Technique 5.3: Developing a Content Standard

We have discussed the many benefits of having a simple, single structure for articles rather than having free form text, but how much structure is enough? How do we communicate across the organization so that everyone captures the appropriate information in a predictable format? This is the purpose of the content standard. This formal document or template built into the technology help fields describes decisions made about KCS article structure and content. 

Through years of KCS deployments, the collective Consortium experience indicates that about 70-80% of the content standard is the same across large or diverse interaction networks (companies or organizations), while 20-30% of the content standard is tailored to a specific knowledge domain or division or an organization.
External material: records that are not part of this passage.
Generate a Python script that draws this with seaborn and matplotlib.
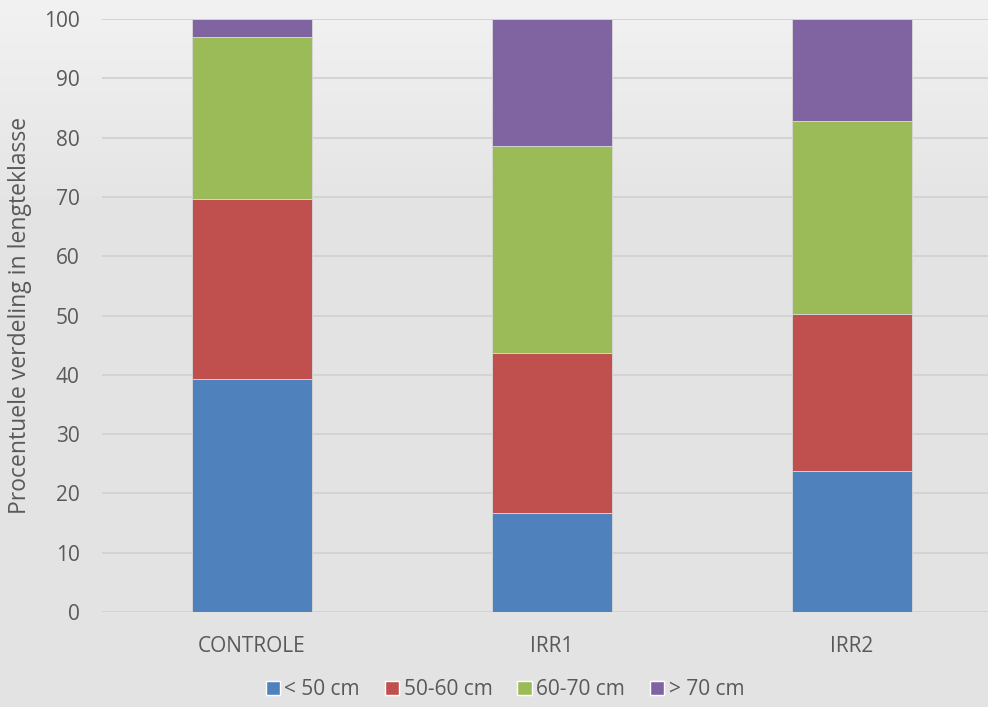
import numpy as np
import pandas as pd
import seaborn as sns
import matplotlib.pyplot as plt
from matplotlib.patches import Patch

# data (percentages per length class)
groepen = ["CONTROLE", "IRR1", "IRR2"]
klassen = ["< 50 cm", "50-60 cm", "60-70 cm", "> 70 cm"]
onder_50 = [39.3, 16.7, 23.8]
van_50_60 = [30.3, 27.0, 26.5]
van_60_70 = [27.4, 34.9, 32.5]
boven_70 = [3.0, 21.4, 17.2]
kleuren = ["#4F81BD", "#C0504D", "#9BBB59", "#8064A2"]

sns.set_theme(style="white")
plt.rcParams["font.family"] = ["Open Sans", "DejaVu Sans"]
tekst = "#595959"

fig = plt.figure(figsize=(9.88, 7.07), dpi=100)
fig.patch.set_facecolor("#E4E4E4")

# lichte verloop bovenaan de achtergrond
bg = fig.add_axes([0, 0, 1, 1], zorder=-5)
h = 707
rij = np.full(h, 0.894)
rij[:200] = np.linspace(0.945, 0.894, 200)
bg.imshow(np.repeat(rij[:, None], 10, axis=1), cmap="gray", vmin=0, vmax=1,
          aspect="auto", extent=[0, 1, 0, 1], origin="upper")
bg.axis("off")

ax = fig.add_axes([102 / 988, 95 / 707, 1 - 102 / 988, 593 / 707])
ax.set_facecolor("none")

reeksen = [onder_50, van_50_60, van_60_70, boven_70]
bottom = np.zeros(len(groepen))
for naam, waarden, kleur in zip(klassen, reeksen, kleuren):
    df = pd.DataFrame({"groep": groepen, "waarde": waarden})
    sns.barplot(data=df, x="groep", y="waarde", color=kleur, width=0.4,
                bottom=bottom, ax=ax, edgecolor="#D8D8D8", linewidth=0.6,
                saturation=1, errorbar=None, zorder=3)
    bottom = bottom + np.array(waarden)

ax.set_ylim(0, 100)
ax.set_xlim(-0.5, 2.453)
ax.set_yticks(range(0, 101, 10))
ax.yaxis.grid(True, color="#D2D2D2", linewidth=1.3, zorder=0)
ax.set_axisbelow(True)
for s in ax.spines.values():
    s.set_visible(False)
ax.tick_params(axis="both", length=0, labelsize=15, colors=tekst)
ax.tick_params(axis="x", pad=17)
ax.tick_params(axis="y", pad=16)
ax.set_xlabel("")
ax.set_ylabel("")
fig.text(20 / 988, 1 - 315 / 707, "Procentuele verdeling in lengteklasse",
         rotation=90, ha="center", va="center", fontsize=16.5, color=tekst)

handles = [Patch(facecolor=k, label=n) for n, k in zip(klassen, kleuren)]
fig.legend(handles=handles, loc="lower center", bbox_to_anchor=(0.511, -0.017), ncol=4,
           frameon=False, fontsize=15, handlelength=0.7, handleheight=0.7,
           handletextpad=0.2, columnspacing=1.2, labelcolor=tekst)

fig.savefig("out.png", dpi=100, facecolor=fig.get_facecolor())
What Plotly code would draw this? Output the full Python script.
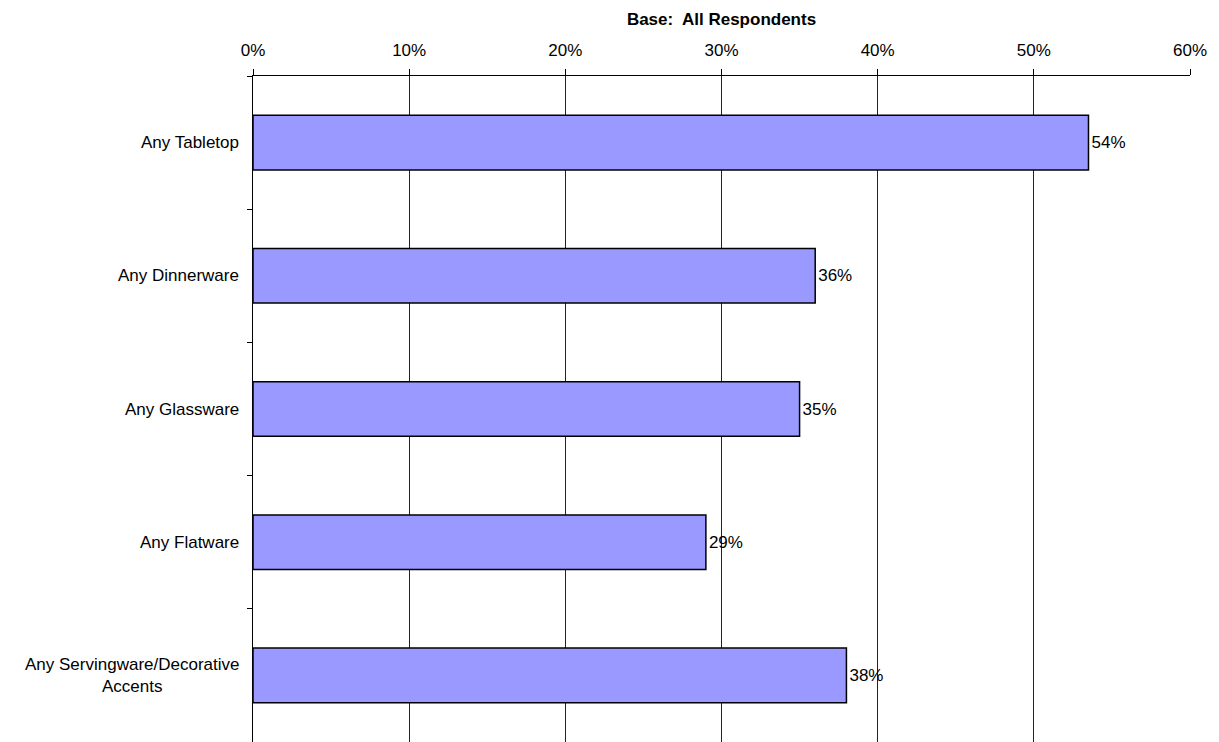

A content standard, as the name implies, defines standards for content that promote consistency. The content standard needs to cover a broad set of elements. Here is a list of elements that need to be included in the content standard:

  • KCS Article Structure, Definition for Each Field —a list of article fields with definitions for each.  Including issue, environment, resolution, cause, and metadata
  • Good and Bad Article Examples—the contrast between bad articles and good articles reinforce the concepts and intent behind the field definitions
  • Metadata Definitions—a list of the article attributes and the meaning and implications of each as well as how each metadata element is set (automated or manual)
  • Article Confidence—as defined in KCS Article State
  • Article Audience—who gets to see what as defined in KCS Article State
  • Article Governance—mechanism for compliance based articles, defined in KCS Article State
  • Templates—if we are using more than one template, a list of templates available and criteria for the use of each as well as directions for filling the fields out in each template 
  • Style Guide—describes the preferred writing style for articles
  • Supporting Material—format and criteria for references and links from articles
  • Vocabulary—preferred terms aligned to the audiences' context and level of expertise, voice, standard for environment statements; platforms, product names, releases and versions; supports trademark protection
  • Multi-language Considerations—writing guidelines that ease translation effort, promoting International English
  • Multimedia Considerations—criteria for deciding what type of content and for what audience is multimedia appropriate 
  • Quick Reference Guide—one page reference guide with hints and tips on how to write good articles (aligns with the content standard as a whole and especially the Content Standard Checklist).  See Appendix E for an example.

The content standard should be developed and owned by the people who use the content everyday: the knowledge workers.  The content standard design should be done by a cross-functional team made up of people who will be using it to create KCS articles.

Different groups may use different content standards, but they must be careful to keep enterprise-wide considerations in mind.